Actually, there are a couple of situations in which I could retire a little bit earlier. In the first situation, I could retire a couple of years earlier having met the ‘minimum years of employment’ requirement. However, because I would have less than 30 years and being younger than 60, there is a penalty – that would impact the annual payment permanently – associated with doing so.
In the second situation, my employer would offer early retirement for employees that fall within a particular window. This is a fairly common occurrence for many employers when they are looking to trim the workforce for a variety of reasons. Of course, you never know when the early retirement will be offered or how long the window will remain open. While the formula is reduced slightly in the second situation – and a one time lump sum (typically $25,000) is offered as part of the deal – the impact isn’t as severe as the first situation.
With that as the backdrop, the question becomes, “What would I have to do now to be prepared should an opportunity to retire a little earlier than planned present itself?”
The short answer is save a lot of cash. How much cash? My rough calculation is $72,000 for each year that I would retire before age 60. How did I arrive at that number? Well, that’s the long answer.
The first part to the long answer is why cash, or a cash equivalent such as certificates of deposit? Accessibility. For the 1 – 3 years (age 57, 58 or 59) that I retire before age 60, I won’t have access – without penalty – to monies in my retirement accounts. Therefore, the money I would need to tide me over until I can reach into any retirement accounts needs to be easily accessible.
The $72,000 I referenced earlier was not simply pulled out of midair. As part of my retirement plan, I have calculated how much money I desire as an annual income and the minimum amount I would need.
My desired income is $150,000 in today’s dollars. However, once we account for inflation – I plugged in 1% – you can see in FIGURE 1 that $150,000 in 10 years would be equivalent to $165,693.32 [Required Amount]. The Reduced Amount [$135,793.04] represents how much the value of $150,000 would decrease in 10 years at a 1% rate of inflation.
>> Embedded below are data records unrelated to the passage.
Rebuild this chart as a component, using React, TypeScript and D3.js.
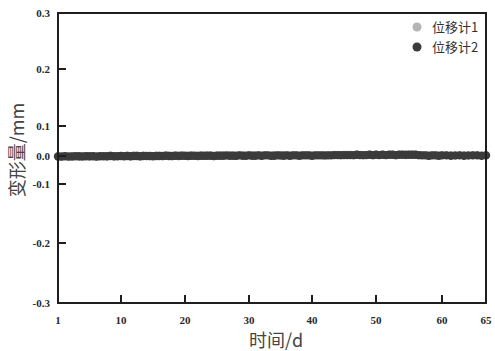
import React from "react";
import * as d3 from "d3";

const days: number[] = d3.range(1, 65.25, 0.5);
const series1: number[] = [
  0.000, -0.004, 0.001, -0.003, 0.000, 0.001, -0.004, 0.000, 0.001, -0.003,
  0.001, -0.004, 0.001, 0.000, -0.003, 0.002, -0.003, 0.001, 0.001, -0.002,
  0.002, -0.003, 0.002, 0.002, -0.003, 0.002, 0.001, -0.002, 0.001, 0.002,
  0.002, -0.002, 0.003, 0.002, -0.002, 0.003, 0.002, 0.003, -0.001, 0.002,
  0.003, -0.001, 0.002, 0.003, -0.001, 0.003, 0.003, -0.002, 0.003, 0.003,
  0.003, 0.000, 0.003, 0.003, -0.001, 0.004, 0.003, 0.000, 0.004, 0.003,
  0.003, 0.004, -0.001, 0.004, 0.003, 0.000, 0.004, 0.004, -0.001, 0.004,
  0.004, 0.000, 0.004, 0.004, 0.000, 0.004, 0.004, 0.004, 0.000, 0.004,
  0.004, 0.004, 0.000, 0.004, 0.004, 0.005, 0.005, 0.001, 0.005, 0.005,
  0.005, 0.001, 0.006, 0.005, 0.001, 0.005, 0.006, 0.001, 0.006, 0.005,
  0.006, 0.002, 0.006, 0.006, 0.001, 0.006, 0.006, 0.002, 0.006, 0.006,
  0.006, 0.001, 0.004, 0.004, -0.001, 0.004, 0.004, 0.000, 0.004, 0.004,
  0.003, 0.000, 0.004, 0.003, 0.000, 0.004, 0.004, 0.000, 0.004,
];
const series2: number[] = [
  -0.002, -0.002, -0.001, -0.002, -0.002, -0.001, -0.001, -0.002, -0.001, -0.001,
  -0.001, -0.002, -0.001, -0.001, -0.001, 0.000, -0.001, -0.001, 0.000, -0.001,
  0.000, -0.001, 0.000, 0.000, -0.001, 0.000, 0.000, 0.000, -0.001, 0.000,
  0.000, 0.000, 0.001, 0.000, 0.000, 0.001, 0.000, 0.001, 0.001, 0.000,
  0.001, 0.001, 0.000, 0.001, 0.001, 0.001, 0.001, 0.000, 0.001, 0.001,
  0.001, 0.002, 0.001, 0.001, 0.001, 0.002, 0.001, 0.001, 0.002, 0.001,
  0.001, 0.002, 0.001, 0.002, 0.002, 0.001, 0.001, 0.002, 0.002, 0.001,
  0.002, 0.001, 0.002, 0.002, 0.001, 0.002, 0.002, 0.002, 0.001, 0.002,
  0.002, 0.002, 0.002, 0.002, 0.002, 0.003, 0.003, 0.003, 0.003, 0.003,
  0.003, 0.003, 0.004, 0.003, 0.003, 0.003, 0.004, 0.003, 0.004, 0.003,
  0.004, 0.003, 0.004, 0.004, 0.003, 0.004, 0.004, 0.004, 0.004, 0.004,
  0.004, 0.003, 0.002, 0.002, 0.001, 0.002, 0.002, 0.001, 0.002, 0.002,
  0.001, 0.002, 0.002, 0.001, 0.002, 0.002, 0.002, 0.001, 0.002,
];
const xTicks: number[] = [1, 10, 20, 30, 40, 50, 60, 65];
const yTicks: number[] = [-0.3, -0.2, -0.1, 0, 0.1, 0.2, 0.3];
const seriesNames: string[] = ["位移计1", "位移计2"];
const seriesColors: string[] = ["#b4b4b4", "#3b3b3b"];

const x = d3.scaleLinear().domain(xTicks).range([58, 121, 185, 249, 312, 376, 442, 486]);
const y = d3.scaleLinear().domain(yTicks).range([303, 243, 184, 156, 126, 69, 13]);

export default function App() {
  const left = 58, right = 486, top = 13, bottom = 303;
  const allSeries = [series1, series2];
  const fmt = (t: number) => d3.format(".1f")(t).replace("\u2212", "-");
  return (
    <svg width={495} height={351} style={{ position: "absolute", left: 0, top: 0, background: "#fff" }}>
      {allSeries.map((s, si) => (
        <g key={si}>
          {s.map((v, i) => (
            <circle key={i} cx={x(days[i])} cy={y(v)} r={si === 0 ? 3.8 : 4.2} fill={seriesColors[si]} />
          ))}
        </g>
      ))}
      <rect x={left} y={top} width={right - left} height={bottom - top} fill="none" stroke="#1e1e1e" strokeWidth={2} />
      {xTicks.filter((t) => t !== 1 && t !== 65).map((t) => (
        <line key={t} x1={x(t)} x2={x(t)} y1={bottom} y2={bottom - 8} stroke="#1e1e1e" strokeWidth={2} />
      ))}
      {yTicks.filter((t) => Math.abs(t) < 0.25).map((t) => (
        <line key={t} x1={left} x2={left + 8} y1={y(t)} y2={y(t)} stroke="#1e1e1e" strokeWidth={2} />
      ))}
      {xTicks.map((t) => (
        <text key={t} x={x(t)} y={324} textAnchor="middle" fontFamily="Liberation Serif" fontWeight="bold" fontSize={11} fill="#2a2a2a">
          {t}
        </text>
      ))}
      {yTicks.map((t) => (
        <text key={t} x={50} y={y(t) + 4} textAnchor="end" fontFamily="Liberation Serif" fontWeight="bold" fontSize={11} fill="#2a2a2a">
          {fmt(t)}
        </text>
      ))}
      <text x={276} y={347} textAnchor="middle" fontFamily="Noto Sans CJK SC" fontSize={18} fill="#444">
        时间/d
      </text>
      <text transform={`translate(24,150) rotate(-90)`} textAnchor="middle" fontFamily="Noto Sans CJK SC" fontSize={18} fill="#444">
        变形量/mm
      </text>
      {seriesNames.map((n, i) => (
        <g key={n} transform={`translate(417,${27 + i * 20})`}>
          <circle cx={0} cy={0} r={4.5} fill={seriesColors[i]} />
          <text x={15} y={5} fontFamily="Noto Sans CJK SC" fontSize={13} fill="#333">
            {n}
          </text>
        </g>
      ))}
    </svg>
  );
}
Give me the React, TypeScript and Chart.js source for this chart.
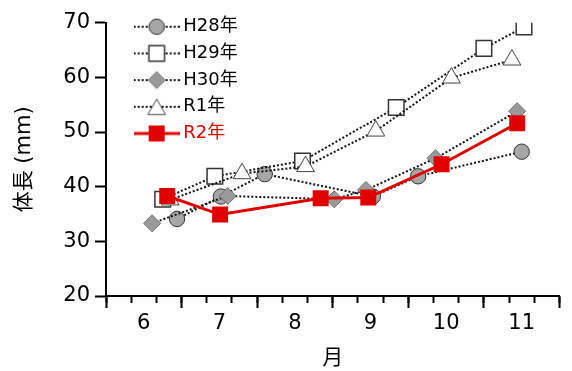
import React, { useEffect, useRef } from 'react';
import { Chart, registerables } from 'chart.js';

Chart.register(...registerables);

// ---- data (x = month + fraction of month) ----
const MONTH_LABELS = ['6', '7', '8', '9', '10', '11'];
const SERIES_NAMES = ['H28年', 'H29年', 'H30年', 'R1年', 'R2年'];

const H28_X = [6.94, 7.52, 8.1, 9.53, 10.13, 11.5];
const H28_Y = [34.1, 38.2, 42.3, 38.2, 41.9, 46.4];

const H29_X = [6.75, 7.44, 8.6, 9.84, 11.0, 11.53];
const H29_Y = [37.7, 41.9, 44.7, 54.5, 65.3, 69.2];

const H30_X = [6.61, 7.61, 9.02, 9.44, 10.36, 11.44];
const H30_Y = [33.3, 38.3, 37.7, 39.4, 45.2, 53.8];

const R1_X = [6.85, 7.8, 8.64, 9.57, 10.57, 11.37];
const R1_Y = [37.6, 42.4, 43.7, 50.2, 59.9, 63.2];

const R2_X = [6.81, 7.51, 8.84, 9.47, 10.44, 11.44];
const R2_Y = [38.3, 34.9, 37.9, 38.0, 44.1, 51.6];

const Y_MIN = 20;
const Y_MAX = 70;
const Y_STEP = 10;

const FONT = "'DejaVu Sans', 'Noto Sans CJK JP', sans-serif";
const RED = '#e00000';

const zip = (xs: number[], ys: number[]) => xs.map((x, i) => ({ x, y: ys[i] }));

type Style = {
  shape: 'circle' | 'rect' | 'rectRot' | 'triangle';
  r: number;
  fill: string;
  stroke: string;
  bw: number;
  line: string;
  lw: number;
  dash: number[];
};

const STYLES: Style[] = [
  { shape: 'circle', r: 7.7, fill: '#a6a6a6', stroke: '#333333', bw: 1, line: '#111111', lw: 2, dash: [2, 2] },
  { shape: 'rect', r: 11, fill: '#ffffff', stroke: '#333333', bw: 1.5, line: '#111111', lw: 2, dash: [2, 2] },
  { shape: 'rectRot', r: 8.5, fill: '#9a9a9a', stroke: '#707070', bw: 1, line: '#111111', lw: 2, dash: [2, 2] },
  { shape: 'triangle', r: 10.3, fill: '#ffffff', stroke: '#444444', bw: 1, line: '#111111', lw: 2, dash: [2, 2] },
  { shape: 'rect', r: 11.3, fill: RED, stroke: RED, bw: 0, line: RED, lw: 3, dash: [] },
];

function makeIcon(s: Style): HTMLCanvasElement {
  const W = 46;
  const H = 24;
  const c = document.createElement('canvas');
  c.width = W;
  c.height = H;
  const ctx = c.getContext('2d')!;
  const cy = H / 2;
  const cx = W / 2;
  ctx.strokeStyle = s.line;
  ctx.lineWidth = s.lw;
  ctx.setLineDash(s.dash);
  ctx.beginPath();
  ctx.moveTo(0, cy);
  ctx.lineTo(W, cy);
  ctx.stroke();
  ctx.setLineDash([]);
  ctx.fillStyle = s.fill;
  ctx.strokeStyle = s.stroke;
  ctx.lineWidth = s.bw;
  ctx.beginPath();
  if (s.shape === 'circle') {
    ctx.arc(cx, cy, s.r, 0, Math.PI * 2);
  } else if (s.shape === 'rect') {
    const h = s.r * Math.SQRT1_2;
    ctx.rect(cx - h, cy - h, 2 * h, 2 * h);
  } else if (s.shape === 'rectRot') {
    ctx.moveTo(cx - s.r, cy);
    ctx.lineTo(cx, cy - s.r);
    ctx.lineTo(cx + s.r, cy);
    ctx.lineTo(cx, cy + s.r);
    ctx.closePath();
  } else {
    const top = cy - 0.75 * s.r;
    ctx.moveTo(cx, top);
    ctx.lineTo(cx + 0.866 * s.r, top + 1.5 * s.r);
    ctx.lineTo(cx - 0.866 * s.r, top + 1.5 * s.r);
    ctx.closePath();
  }
  ctx.fill();
  if (s.bw > 0) ctx.stroke();
  return c;
}

const legendMover = {
  id: 'legendMover',
  beforeDraw(chart: any) {
    const lg = chart.legend;
    if (lg) {
      lg.left = 130.3;
      lg.top = 9;
    }
  },
};

export default function App() {
  const ref = useRef<HTMLCanvasElement | null>(null);

  useEffect(() => {
    if (!ref.current) return;
    Chart.defaults.font.family = FONT;
    const XS = [H28_X, H29_X, H30_X, R1_X, R2_X];
    const YS = [H28_Y, H29_Y, H30_Y, R1_Y, R2_Y];
    const ORDERS = [5, 4, 3, 2, 1];
    const datasets = SERIES_NAMES.map((name, i) => {
      const s = STYLES[i];
      return {
        label: name,
        data: zip(XS[i], YS[i]),
        borderColor: s.line,
        borderWidth: s.lw,
        borderDash: s.dash,
        pointStyle: s.shape,
        pointRadius: s.r,
        pointBackgroundColor: s.fill,
        pointBorderColor: s.stroke,
        pointBorderWidth: s.bw,
        fill: false,
        tension: 0,
        order: ORDERS[i],
      };
    });
    const icons = STYLES.map(makeIcon);

    const chart = new Chart(ref.current, {
      type: 'line',
      data: { datasets } as any,
      plugins: [legendMover],
      options: {
        animation: false,
        responsive: false,
        events: [],
        layout: { padding: { left: 0, right: 6, top: 22.7, bottom: 0 } },
        plugins: {
          tooltip: { enabled: false },
          legend: {
            position: 'chartArea',
            align: 'start',
            labels: {
              usePointStyle: true,
              pointStyleWidth: 35.3,
              padding: 8.7,
              font: { size: 18, family: FONT },
              generateLabels: () =>
                SERIES_NAMES.map((name, i) => ({
                  text: name,
                  fontColor: i === 4 ? RED : '#000000',
                  pointStyle: icons[i],
                  datasetIndex: i,
                  hidden: false,
                  lineWidth: 0,
                  strokeStyle: 'rgba(0,0,0,0)',
                  fillStyle: 'rgba(0,0,0,0)',
                })) as any,
            },
          } as any,
        },
        scales: {
          x: {
            type: 'linear',
            position: 'bottom',
            min: 6,
            max: 12,
            afterBuildTicks: (s: any) => {
              const t = [];
              for (let k = 0; k <= 36; k++) t.push({ value: 6 + k / 6 });
              s.ticks = t;
            },
            afterFit: (s: any) => {
              s.height = 75;
            },
            ticks: {
              autoSkip: false,
              maxRotation: 0,
              minRotation: 0,
              padding: 8.4,
              color: '#000000',
              font: { size: 21, family: FONT },
              callback: (_v: any, i: number) => (i % 6 === 3 ? MONTH_LABELS[(i - 3) / 6] : ''),
            },
            grid: {
              display: true,
              drawOnChartArea: false,
              drawTicks: true,
              tickLength: 7,
              tickWidth: 2,
              tickColor: (c: any) => (c.index % 2 === 0 ? '#000000' : 'rgba(0,0,0,0)'),
            },
            border: { display: true, color: '#000000', width: 2 },
            title: {
              display: true,
              text: '月',
              color: '#000000',
              font: { size: 21, family: FONT },
              padding: { top: 0, bottom: 0 },
            },
          },
          x2: {
            type: 'linear',
            axis: 'x',
            position: { y: Y_MIN },
            min: 6,
            max: 12,
            afterBuildTicks: (s: any) => {
              s.ticks = MONTH_LABELS.concat(['12']).map((m) => ({ value: Number(m) }));
            },
            ticks: { display: false },
            grid: {
              display: true,
              drawOnChartArea: false,
              drawTicks: true,
              tickLength: 12,
              tickWidth: 2,
              tickColor: '#000000',
            },
            border: { display: false },
          },
          y: {
            type: 'linear',
            position: 'left',
            min: Y_MIN,
            max: Y_MAX,
            ticks: {
              stepSize: Y_STEP,
              padding: 5,
              color: '#000000',
              font: { size: 21, family: FONT },
            },
            afterFit: (s: any) => {
              s.width = 106;
            },
            grid: {
              display: true,
              drawOnChartArea: false,
              drawTicks: true,
              tickLength: 11,
              tickWidth: 2,
              tickColor: '#000000',
            },
            border: { display: true, color: '#000000', width: 2 },
            title: {
              display: true,
              text: '体長 (mm)',
              color: '#000000',
              font: { size: 21, family: FONT },
              padding: { top: 12.4, bottom: 0 },
            },
          },
        } as any,
      },
    });
    return () => chart.destroy();
  }, []);

  return (
    <canvas
      ref={ref}
      width={572}
      height={371}
      style={{ position: 'fixed', left: 0, top: 0, display: 'block' }}
    />
  );
}
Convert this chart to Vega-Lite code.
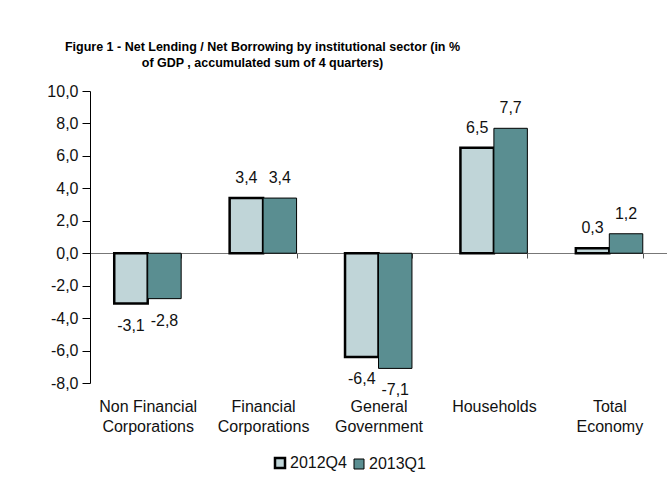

Just to carry me over for the 1 – 3 years, I could live with less, the minimum needed. How did I arrive at $72,000? Two years ago the wife and I tracked every expense for the entire year. Everything! Our spending came to just under $90,000.
Considering that our $2,000/month mortgage will be paid off before we head into retirement, I backed that $24,000 out, leaving me with $66,000, which I just rounded down to $65,000. Using the magical Inflation Calculator again, you can see in FIGURE 2 that $65,000 becomes $71,800.44, which I simply rounded up.
So there you have it, my friends. While my retirement plan is constructed to provide $150,000 (today’s dollars) of annual income after age 60, I have determined that at a minimum I need to save $72,000 for each year I might retire before age 60 if such an opportunity arises.